Commentary

Keeping It Real (Small)

I have been seeing so many ambitious plans for using the mobile platform lately, from mobile TV to full article downloads by newspapers and magazines, it is refreshing to see see a handful of new mobile launches that respect the art of brevity on handhelds and understand that less is more.

The Week magazine, that slim print digest of news and reviews, went mobile in a modest but smart way. Encouraged by everyone's favorite mobile sponsor, Windows Mobile, the magazine lets you subscribe to three SMS text alerts for its weekly summary of the best columns in the U.S., international, and business media.

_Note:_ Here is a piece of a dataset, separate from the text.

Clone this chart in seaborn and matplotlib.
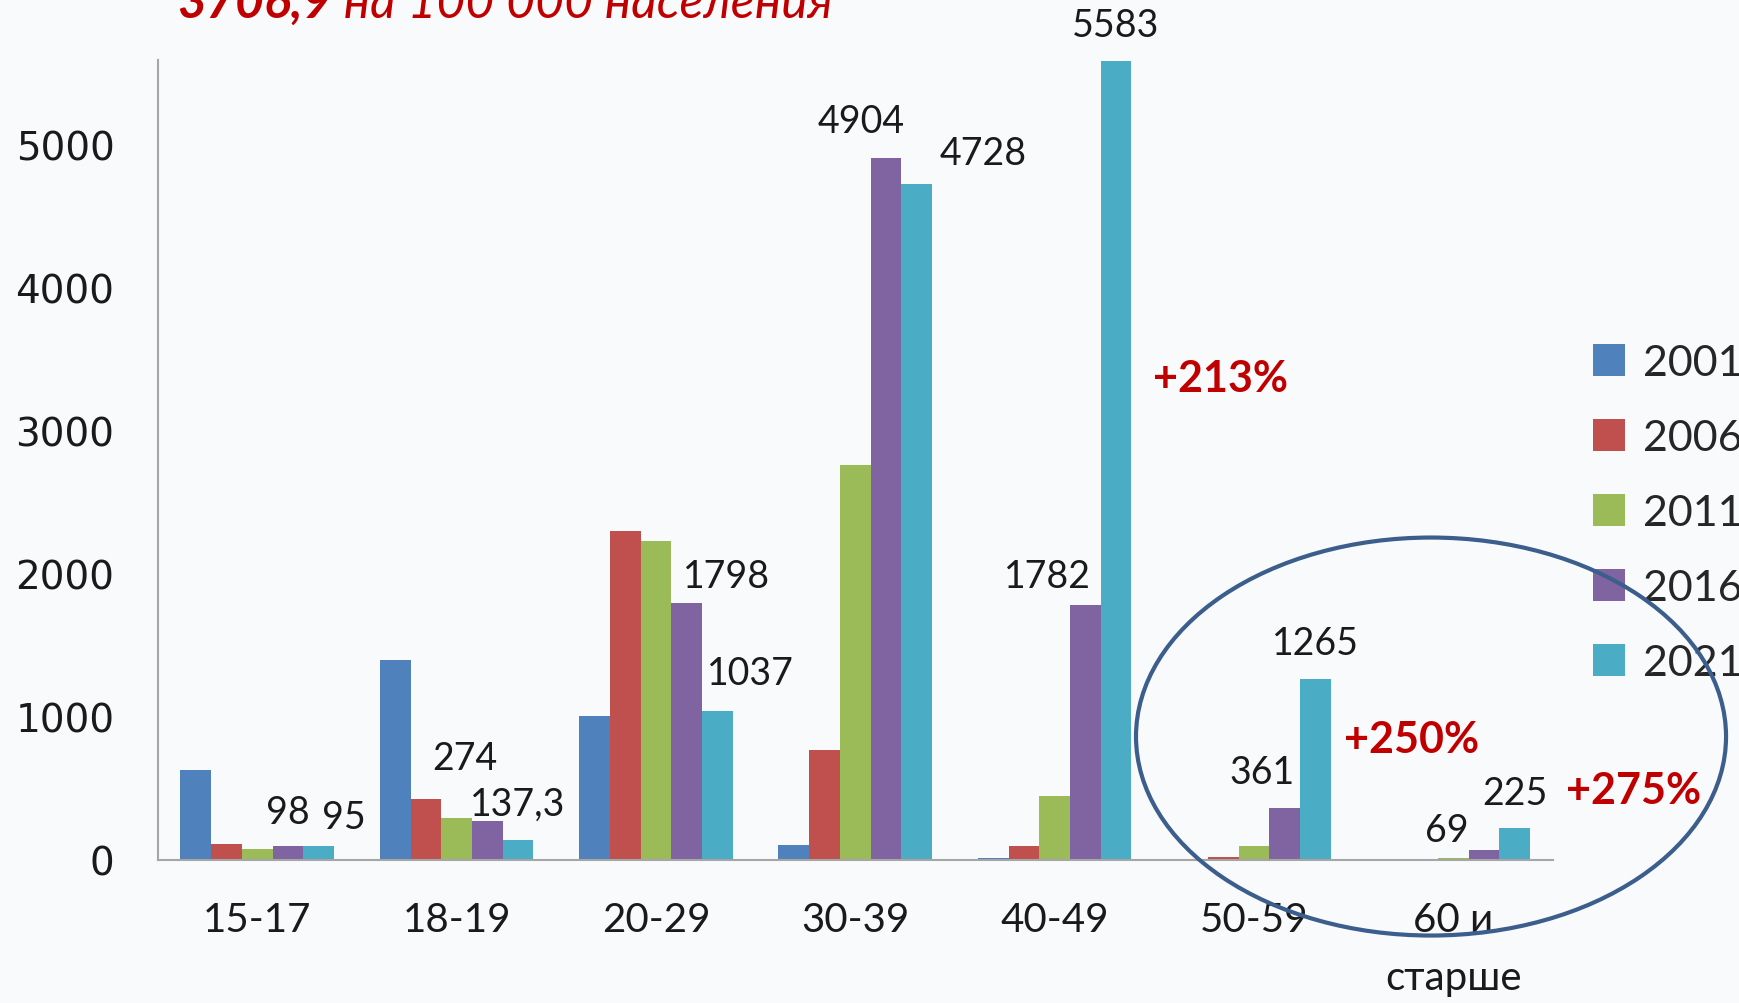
import pandas as pd
import numpy as np
import matplotlib.pyplot as plt
import seaborn as sns
from matplotlib.patches import Ellipse

ages = ["15-17", "18-19", "20-29", "30-39", "40-49", "50-59", "60 и\nстарше"]
years = ["2001", "2006", "2011", "2016", "2021"]
v2001 = [628, 1398, 1005, 100, 12, 0, 0]
v2006 = [112, 423, 2300, 768, 93, 19, 0]
v2011 = [77, 291, 2230, 2762, 444, 95, 10]
v2016 = [98, 274, 1798, 4904, 1782, 361, 69]
v2021 = [95, 137.3, 1037, 4728, 5583, 1265, 225]
colors = ["#4F81BD", "#C0504D", "#9BBB59", "#8064A2", "#4BACC6"]
yticks = [0, 1000, 2000, 3000, 4000, 5000]

# value labels that are shown on the slide: (age index, year index, text)
shown = [(0, 3, "98"), (0, 4, "95"), (1, 3, "274"), (1, 4, "137,3"),
         (2, 3, "1798"), (2, 4, "1037"), (3, 3, "4904"), (3, 4, "4728"),
         (4, 3, "1782"), (4, 4, "5583"), (5, 3, "361"), (5, 4, "1265"),
         (6, 3, "69"), (6, 4, "225")]
# label offsets in points (dx, dy) from bar top
offs = [(0, 24), (18, 21), (-16, 45), (0, 26), (29, 19), (24, 28), (-18, 27),
        (48, 22), (-27, 21), (0, 26), (-16, 26), (0, 26), (-27, 14), (0, 25)]

df = pd.DataFrame({"age": ages * 5,
                   "year": np.repeat(years, len(ages)),
                   "value": v2001 + v2006 + v2011 + v2016 + v2021})

bg = "#F9FAFC"
fonts = ["Lato", "Noto Sans", "DejaVu Sans"]
sns.set_style("white")
plt.rcParams["font.family"] = fonts

fig = plt.figure(figsize=(17.39, 10.04), dpi=100, facecolor=bg)
ax = fig.add_axes([0.0906, 0.1427, 0.8024, 0.7963])
ax.set_facecolor(bg)

sns.barplot(data=df, x="age", y="value", hue="year", palette=colors,
            width=0.77, saturation=1, ax=ax, legend=True, linewidth=0)

ax.set_xlim(-0.5, 6.5)
ax.set_ylim(0, 5590)
ax.set_xlabel("")
ax.set_ylabel("")
ax.set_yticks(yticks)
ax.set_yticklabels([str(v) for v in yticks], family=["DejaVu Sans"],
                   fontsize=28)
ax.tick_params(axis="y", length=11, width=1.5, color="#A6A6A6",
               pad=20, labelcolor="#1a1a1a", direction="out")
ax.tick_params(axis="x", which="major", length=0, labelsize=29, pad=30,
               labelcolor="#1a1a1a")
for t in ax.get_xticklabels():
    t.set_linespacing(1.7)
ax.set_xticks(np.arange(-0.5, 7, 1), minor=True)
ax.tick_params(axis="x", which="minor", length=13, width=1.5, color="#A6A6A6",
               direction="out")
for sp in ["top", "right"]:
    ax.spines[sp].set_visible(False)
for sp in ["left", "bottom"]:
    ax.spines[sp].set_color("#A6A6A6")
    ax.spines[sp].set_linewidth(1.5)

# value labels
for (gi, yi, txt), (dx, dy) in zip(shown, offs):
    bar = ax.containers[yi][gi]
    x = bar.get_x() + bar.get_width() / 2
    y = bar.get_height()
    ax.annotate(txt, (x, y), xytext=(dx, dy), textcoords="offset points",
                ha="center", va="center", fontsize=27, color="#1a1a1a")

# growth notes
red = "#C00000"
ax.text(4.83, 3367, "+213%", color=red, fontsize=31, fontweight="bold",
        ha="center", va="center")
ax.text(5.79, 844, "+250%", color=red, fontsize=31, fontweight="bold",
        ha="center", va="center")
ax.text(6.907, 488, "+275%", color=red, fontsize=31, fontweight="bold",
        ha="center", va="center", clip_on=False)

# ellipse around older groups
fig.patches.append(Ellipse((0.8229, 0.2654), 0.3393, 0.3964,
                           transform=fig.transFigure, fill=False,
                           edgecolor="#3B5E8C", linewidth=3))

# legend
handles, labels = ax.get_legend_handles_labels()
ax.legend(handles, labels, loc="upper left",
          bbox_to_anchor=(1593 / 1739, 1 - 345 / 1004),
          bbox_transform=fig.transFigure, frameon=False, fontsize=31,
          handlelength=0.75, handleheight=0.75, handletextpad=0.4,
          labelspacing=0.86, borderpad=0, borderaxespad=0)

# title cut off at top
t1 = fig.text(0.102, 0.982, "3706,9", color=red, fontsize=36,
              fontweight="bold", fontstyle="italic", va="baseline", ha="left")
fig.canvas.draw()
bb = t1.get_window_extent()
fig.text(bb.x1 / fig.bbox.width, 0.982, " на 100 000 населения", color=red,
         fontsize=36, fontstyle="italic", va="baseline", ha="left")

fig.savefig("out.png", dpi=100, facecolor=bg)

Arguably, The Week is already written for mobile, since its half-page pieces are synopses or quotes from the other press, slugged by pithy headlines. In this unique distribution method, subscribers only get the descriptive headline pushed to their text inboxes and then elect to use the WAP link to open the longer column. According to The Week's President Justin Smith, this new brand extension fits neatly within the existing editorial workflow and leverages the brand's chief selling point, smart but brief. I love it, and apparently other readers do as well. The early response from the print plugs is surprising Smith and encouraging him to think about more mobile deployments down the line.

This and other mobile content experiments (MSNBC.com Mobile, NYTimes Mobile) are made possible because Microsoft marketers seem to be working hard behind the scenes. Apparently, they are bringing some of these good ideas to traditional media brands like The Week and guaranteeing long-term sponsor support, in this case nine months' worth.

While I am a fan of The Week, I have never been even vaguely interested in "Survivor." If I want to see human venality on show, I do what every other red-blooded American does--sit among the parents at suburban PeeWee soccer matches. Nevertheless, Hook Mobile's partnership with CBS to issue MMS trading cards of the realty show's cast is one of the first novel attempts to leverage the Multimedia Messaging Service and content sharing on phones. Texting a short code subscribes you to a random set of cards for the various cast members. Users can send the cards to others in a message, purchase more packs, and manage the collections online. I am loathe to imagine what kind of fanfreaks of this dwindling media property really want to "collect" such things. But I am also the guy who sniffed at his buddy hoarding all those "Star Wars" #1 comic books back in '78, so what the hell do I know?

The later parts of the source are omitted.